Michael Jackson warned us this would happen.
When MJ stood on that double-decker bus in London in 2002, publicly declaring war on Sony and Tommy Mottola, the media called him erratic and paranoid. But he was trying to hand us the architectural blueprint of the future. He warned us that major labels actively conspire to manipulate, undersell, and drain creators of their power once they get too big. He knew that when an artist reaches an astronomical magnitude under late-stage capitalism, the system steps in to financialize their output entirely.
There is no room left to be naive. There is no room to be the kid just making music that resonates on a lonely walk to school. You are no longer allowed to be an artist who sits in a room and curates a tight, 10-song masterpiece because the extractionary mechanics of corporations like UMG and Sony won’t allow it. To maintain that level of dominance or to clear the impossible hurdle of a multi-million-dollar backend quota you have to become calculated. You have to treat art like a war of attrition.
Iceman is the final, realized version of the corporate trap MJ warned us about. It’s not an artistic statement; it’s a data dump designed to flood the DSP algorithms, monopolize streaming real estate, and satisfy a contract. Drake is forced to use the same old tricks thrown aggressively at the wall, making the same song over and over because the machine demands predictable metrics.
But what hurts the most listening to newer Drake is realizing that Drake isn’t even confident in his own singing anymore. The crooning that used to feel effortless, intimate, and human now sounds completely drowned. It’s submerged in thick layers of Auto-Tune and heavy vocal processing, as if he’s hiding behind the technology because the genuine soul of it got drained somewhere along the line.
This is what happens when the infrastructure wins. As Vince Staples pointed out, labels have gutted the human element the A&Rs who used to protect the integrity of a record and replaced them with data sheets. The public gets distracted by the gladiatorial matches and the rap beefs, while the corporate giants quietly extract the wealth from the background.
Prince wrote “SLAVE” on his face, and MJ broke his silence to protect the sanctity of the music. But today, the extractionary system has won so completely that its biggest star can’t even fight back. Drake didn’t lose his talent; he lost the structural freedom to use it. Iceman is the cold reality of the modern music industry a king locked in a golden cage, drowning in Auto-Tune, throwing endless songs at a wall just to keep the machinery running, while the kids walking to school are left looking for a new armor.

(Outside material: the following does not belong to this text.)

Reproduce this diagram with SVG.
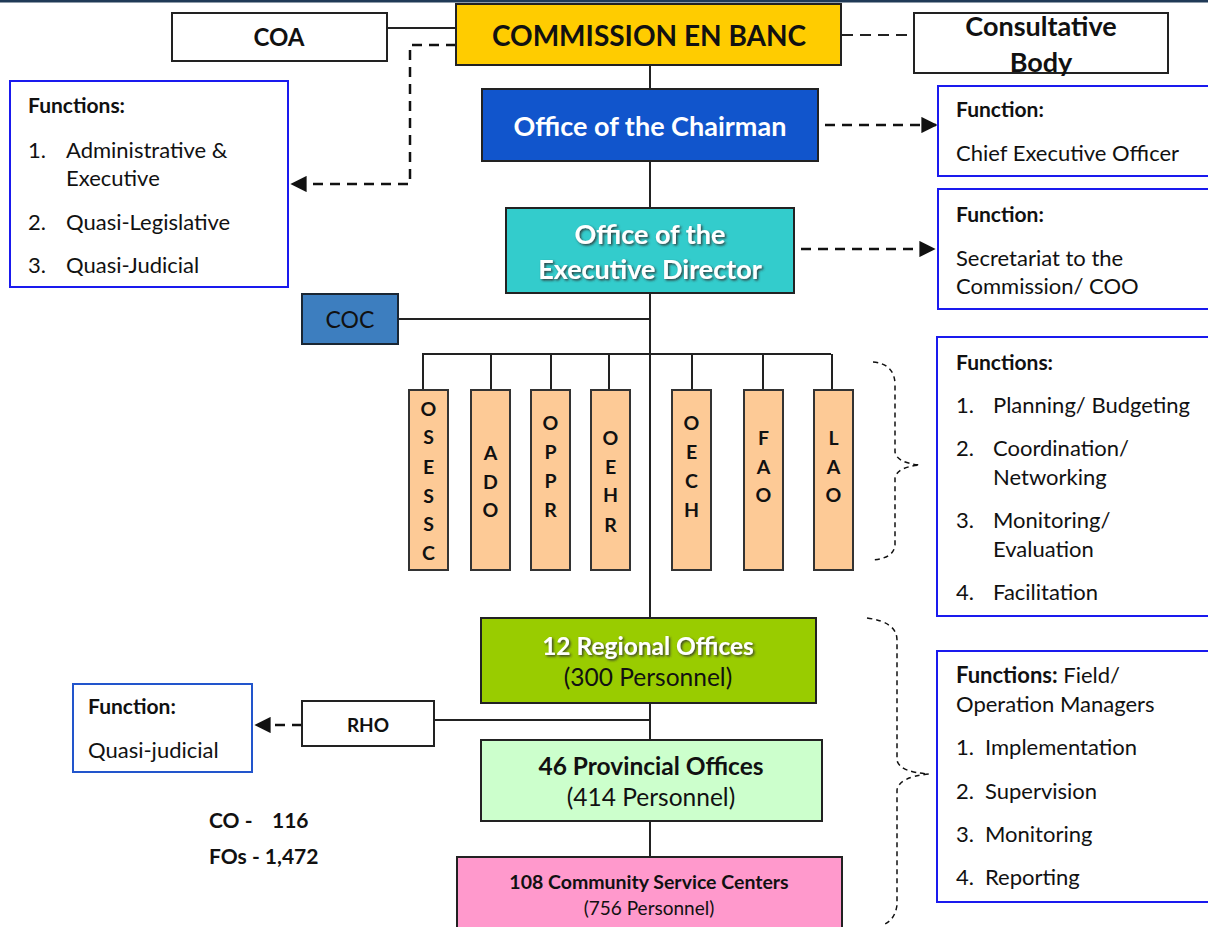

The three albums were part of the exit plan, the next Drake album is one to look foward too.. I'm a huge Drake fan and I must admit that he kinda lost the plot. When you realise that he is the same guy that produced you and 6,star67,Jungle and Legend you realise how much UMG has drained the boy. I also hate how Kendrick was used to devalue Drake but hey... The higher upps gotta do what they gotta do. 30 for 30 called it, Drake is a great artist but UMG is suppressing his creativity to a point where he does one song over and over again.
Frank did it with ease but we haven't heard from him ever since... Now we sit and watch if Drake will come back better or not.

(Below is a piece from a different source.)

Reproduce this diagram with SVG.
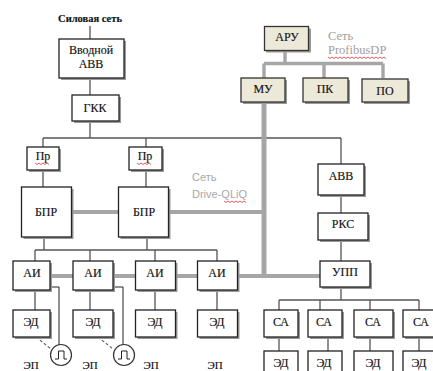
<svg xmlns="http://www.w3.org/2000/svg" width="433" height="371" viewBox="0 0 433 371">
<style>
text{font-family:"Liberation Serif","Times New Roman",serif;font-size:12px;fill:#111;text-anchor:middle;stroke:#111;stroke-width:.15}
.box{fill:#fff;stroke:#222;stroke-width:1.3}
.beige{fill:#ece9d8;stroke:#333;stroke-width:1.3}
.sh{fill:#999;stroke:none}
.thin{fill:none;stroke:#555;stroke-width:1.3}
.dark{fill:none;stroke:#222;stroke-width:1}
.thick{fill:none;stroke:#a6a6a6;stroke-width:3.4}
.thick2{fill:none;stroke:#a6a6a6;stroke-width:4}
.thick3{fill:none;stroke:#a6a6a6;stroke-width:5}
.dash{fill:none;stroke:#666;stroke-width:1.2;stroke-dasharray:3 2}
.wavy{fill:none;stroke:#e03030;stroke-width:.8}
text.net{fill:#a0a0a0;stroke:none;text-anchor:start;font-size:12.500px}
text.netsans{fill:#a8a8a8;stroke:none;text-anchor:start;font-family:"Liberation Sans",Arial,sans-serif;font-size:11px}
text.ep{font-size:11px}
.pulse{fill:#fff;stroke:#333;stroke-width:1.2}
</style>
<rect width="433" height="371" fill="#fff"/>
<g id="connectors">
<path class="thin" d="M90 26V39M90 78V95M90 121V138M43 138H264M43 138V147M146 138V147M43 170V187M146 170V187"/>
<path class="thin" d="M264 138H341"/><path class="dark" d="M341 138V164"/>
<path class="thin" d="M341 195V213M341 240V261M341 287V300M279 300H419M279 300V310M320 300V310M370 300V310M419 300V310"/>
<path class="thin" d="M279 337V351M328 337V351M370 337V351M419 337V351"/>
<path class="thin" d="M44 237V250M147 237V250M35 250H217M35 250V261M90 250V261M155 250V261M217 250V261"/>
<path class="thin" d="M35 290V310M90 290V310M155 290V310M217 290V310"/>
<path class="dark" d="M50 287H59V345M113 287H123V345"/>
<path class="dash" d="M36 337L51 349M98 337L113 349"/>
<path class="thick" d="M285 50V63.500M264 63.500H383M264 63.500V78M324 63.500V78M383 63.500V78"/>
<path class="thick3" d="M264 104V276"/>
<path class="thick2" d="M71 212H118M168 212H264M50 276H73M113 276H135M175 276H197M238 276H320"/>
</g>
<g id="label-power"><text x="90" y="22" font-weight="bold" style="font-size:10.500px">Силовая сеть</text></g>
<g id="label-profibus"><text class="net" x="328" y="40">Сеть</text><text class="net" x="328" y="54">ProfibusDP</text><path class="wavy" d="M328 57l2 1.500 2-1.500 2 1.500 2-1.500 2 1.500 2-1.500 2 1.500 2-1.500 2 1.500 2-1.500 2 1.500 2-1.500 2 1.500 2-1.500 2 1.500 2-1.500 2 1.500 2-1.500 2 1.500 2-1.500 2 1.500 2-1.500 2 1.500 2-1.500 2 1.500 2-1.500 2 1.500 2-1.500 2 1.500"/></g>
<g id="label-drive"><text class="netsans" x="192" y="181">Сеть</text><text class="netsans" x="192" y="198">Drive-QLiQ</text><path class="wavy" d="M224 201l2 1.500 2-1.500 2 1.500 2-1.500 2 1.500 2-1.500 2 1.500 2-1.500 2 1.500 2-1.500 2 1.500"/></g>
<g id="vvod"><rect class="sh" x="61" y="41" width="65" height="39"/><rect class="box" x="59" y="39" width="65" height="39"/><text x="91" y="54">Вводной</text><text x="91" y="68">АВВ</text></g>
<g id="gkk"><rect class="sh" x="74" y="97" width="47" height="26"/><rect class="box" x="72" y="95" width="47" height="26"/><text x="95" y="112">ГКК</text></g>
<g id="pr1"><rect class="sh" x="29" y="149" width="32" height="23"/><rect class="box" x="27" y="147" width="32" height="23"/><text x="43" y="160">Пр</text><path class="wavy" d="M35 163l2 1.500 2-1.500 2 1.500 2-1.500 2 1.500 2-1.500 2 1.500"/></g>
<g id="pr2"><rect class="sh" x="131" y="149" width="33" height="23"/><rect class="box" x="129" y="147" width="33" height="23"/><text x="145" y="160">Пр</text><path class="wavy" d="M137 163l2 1.500 2-1.500 2 1.500 2-1.500 2 1.500 2-1.500 2 1.500"/></g>
<g id="bpr1"><rect class="sh" x="23.500" y="189" width="50" height="50"/><rect class="box" x="21.500" y="187" width="50" height="50"/><text x="46" y="216">БПР</text></g>
<g id="bpr2"><rect class="sh" x="120.500" y="189" width="50" height="50"/><rect class="box" x="118.500" y="187" width="50" height="50"/><text x="144" y="216">БПР</text></g>
<g id="ai1"><rect class="sh" x="15" y="263" width="37" height="29"/><rect class="box" x="13" y="261" width="37" height="29"/><text x="32" y="277">АИ</text></g>
<g id="ai2"><rect class="sh" x="75" y="263" width="40" height="29"/><rect class="box" x="73" y="261" width="40" height="29"/><text x="93" y="277">АИ</text></g>
<g id="ai3"><rect class="sh" x="137.500" y="263" width="40" height="29"/><rect class="box" x="135.500" y="261" width="40" height="29"/><text x="155" y="277">АИ</text></g>
<g id="ai4"><rect class="sh" x="199.500" y="263" width="40" height="29"/><rect class="box" x="197.500" y="261" width="40" height="29"/><text x="217" y="277">АИ</text></g>
<g id="ed1"><rect class="sh" x="15" y="312" width="37" height="27"/><rect class="box" x="13" y="310" width="37" height="27"/><text x="31" y="326">ЭД</text></g>
<g id="ed2"><rect class="sh" x="75" y="312" width="40" height="27"/><rect class="box" x="73" y="310" width="40" height="27"/><text x="93" y="326">ЭД</text></g>
<g id="ed3"><rect class="sh" x="137.500" y="312" width="40" height="27"/><rect class="box" x="135.500" y="310" width="40" height="27"/><text x="155" y="326">ЭД</text></g>
<g id="ed4"><rect class="sh" x="199.500" y="312" width="40" height="27"/><rect class="box" x="197.500" y="310" width="40" height="27"/><text x="217" y="326">ЭД</text></g>
<g id="enc1"><circle class="pulse" cx="61" cy="355" r="10.500"/><path class="dark" d="M55 359H58.500V351H64V359H67"/></g>
<g id="enc2"><circle class="pulse" cx="124" cy="355" r="10.500"/><path class="dark" d="M118 359H121.500V351H127V359H130"/></g>
<g id="ep-labels"><text class="ep" x="31" y="369">ЭП</text><text class="ep" x="90" y="369">ЭП</text><text class="ep" x="151" y="369">ЭП</text><text class="ep" x="215" y="369">ЭП</text></g>
<g id="aru"><rect class="sh" x="266" y="28.500" width="45" height="24"/><rect class="beige" x="264.500" y="26.500" width="44" height="24"/><text x="287" y="41">АРУ</text></g>
<g id="mu"><rect class="sh" x="243" y="80" width="44" height="24"/><rect class="beige" x="241" y="78" width="44" height="24"/><text x="263" y="93">МУ</text></g>
<g id="pk"><rect class="sh" x="305" y="80" width="45" height="24"/><rect class="beige" x="303" y="78" width="45" height="24"/><text x="325" y="93">ПК</text></g>
<g id="po"><rect class="sh" x="364" y="81" width="46" height="23"/><rect class="beige" x="362" y="79" width="46" height="23"/><text x="385" y="95">ПО</text></g>
<g id="avv"><rect class="sh" x="320" y="166" width="46" height="31"/><rect class="box" x="318" y="164" width="46" height="31"/><text x="341" y="180">АВВ</text></g>
<g id="rks"><rect class="sh" x="320" y="215" width="50" height="27"/><rect class="box" x="318" y="213" width="50" height="27"/><text x="343" y="228">РКС</text></g>
<g id="upp"><rect class="sh" x="322" y="263" width="50" height="26"/><rect class="box" x="320" y="261" width="50" height="26"/><text x="345" y="276">УПП</text></g>
<g id="ca1"><rect class="sh" x="266" y="312" width="34" height="27"/><rect class="box" x="264" y="310" width="34" height="27"/><text x="281" y="326">СА</text></g>
<g id="ca2"><rect class="sh" x="310" y="312" width="34" height="27"/><rect class="box" x="308" y="310" width="34" height="27"/><text x="324" y="326">СА</text></g>
<g id="ca3"><rect class="sh" x="356" y="312" width="39" height="27"/><rect class="box" x="354" y="310" width="39" height="27"/><text x="373" y="326">СА</text></g>
<g id="ca4"><rect class="sh" x="405" y="312" width="32" height="27"/><rect class="box" x="403" y="310" width="32" height="27"/><text x="421" y="326">СА</text></g>
<g id="ed5"><rect class="box" x="264" y="351" width="34" height="24"/><text x="281" y="367">ЭД</text></g>
<g id="ed6"><rect class="box" x="308" y="351" width="34" height="24"/><text x="324" y="367">ЭД</text></g>
<g id="ed7"><rect class="box" x="354" y="351" width="39" height="24"/><text x="373" y="367">ЭД</text></g>
<g id="ed8"><rect class="box" x="403" y="351" width="32" height="24"/><text x="419" y="367">ЭД</text></g>
</svg>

Yeah I just think he isn’t incentivised by the artistic aspect of music anymore🤷🏽♀️ Maybe listeners should reconcile with that.
This made me think of the lyric “Who the CEO of Universal? They mistaken 'Cause Google sayin' Lucian, but that just doesn't make sense Who fillin' up the piggy bank? Who bringin' home the bacon?” By being incentivised by money, he seems to have forget what he had to sacrifice along the way: authentic artistic expression. Or maybe just maybe he has explored his bandwidth in his music career and has nothing different or deeper to give, as briefly addressed in Make Them cry.